San Diego, California

 

 

Rev. Dr. David Bahr

david.bahr@missionhillsucc.org

 

October 15, 2023

 

“All God Wants is Love”

 

 

 

 

Exodus 32: 1-14Common English Bible

The people saw that Moses was taking a long time to come down from the mountain. They gathered around Aaron and said to him, “Come on! Make us gods[a] who can lead us. As for this man Moses who brought us up out of the land of Egypt, we don’t have a clue what has happened to him.”

2 Aaron said to them, “All right, take out the gold rings from the ears of your wives, your sons, and your daughters, and bring them to me.” 3 So all the people took out the gold rings from their ears and brought them to Aaron. 4 He collected them and tied them up in a cloth.[b] Then he made a metal image of a bull calf, and the people declared, “These are your gods, Israel, who brought you up out of the land of Egypt!”

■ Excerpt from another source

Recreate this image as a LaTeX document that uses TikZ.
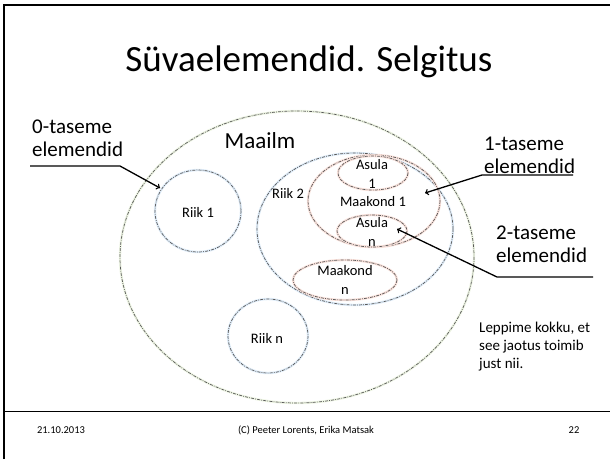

5 When Aaron saw this, he built an altar in front of the calf. Then Aaron announced, “Tomorrow will be a festival to the Lord!” 6 They got up early the next day and offered up entirely burned offerings and brought well-being sacrifices. The people sat down to eat and drink and then got up to celebrate.

7 The Lord spoke to Moses: “Hurry up and go down! Your people, whom you brought up out of the land of Egypt, are ruining everything! 8 They’ve already abandoned the path that I commanded. They have made a metal bull calf for themselves. They’ve bowed down to it and offered sacrifices to it and declared, ‘These are your gods, Israel, who brought you up out of the land of Egypt!’” 9 The Lord said to Moses, “I’ve been watching these people, and I’ve seen how stubborn they are. 10 Now leave me alone! Let my fury burn and devour them. Then I’ll make a great nation out of you.”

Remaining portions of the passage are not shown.